Consider a business that devises a strategy to solely address California’s requirements but then gets a massive set of requests from customers after, say, Massachusetts passes its legislation with its own specific conditions. Once this ball gets rolling, other states will likely follow in swift succession. Without proper planning and automation, this could lead to detrimental consequences in terms of inefficient resources, risk exposure, revenue loss and a lack of customer trust.

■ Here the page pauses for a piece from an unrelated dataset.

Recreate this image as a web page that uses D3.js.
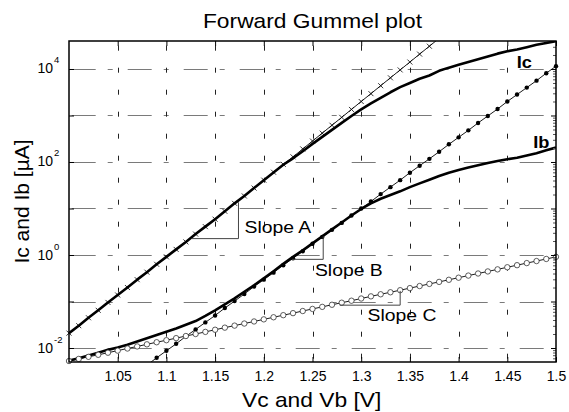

The best and most cost-efficient approach is to implement a single cohesive strategy that can orchestrate compliance processes from end-to-end while also allowing for specialization and modifications as the regulation landscape continues to change. Essentially, businesses should consider implementing their legal strategy by establishing a system to manage the systems that reaches across all impacted and disconnected existing data infrastructures.

This type of system will most often include capabilities such as case management, process orchestration, robotics and automation in a unified architecture that can mitigate all this complexity. This provides the central backbone for implementing a business strategy that closes gaps in compliance technology strategy and automating workflows while allowing the flexibility to change as the new laws come on the books.

Related Article: California's Data Privacy Law: Taking a Page from the GDPR Playbook

Take a Deep Breath

With the CCPA and other future regulations looming, it may seem like the sky is falling — but the future doesn’t have to be so bleak. In fact, it can be a golden opportunity. The key is to understand what the challenges are and address the issues head on now.

Instead of being laser-focused on CCPA, companies need to take a deep breath and see the bigger picture. Develop a multi-dimensional technology strategy that puts the bedrock in place to prepare for CCPA readiness as well as any upcoming legislation. With the proper technology foundation, companies don’t have to reinvent the wheel with every new policy. Instead they can be ready to comply in weeks.

Taken a step even further, those who view this as a single compliance exercise may miss a chance to gain a significant market advantage. Flat-footed competitors may get stuck in a data-deletion death spiral that only diminishes from the customer experience itself. 

The question is, will your organization be prepared with a flexible and scalable solution to not only address these new rules but also swoop in and pick up the pieces from those that aren’t?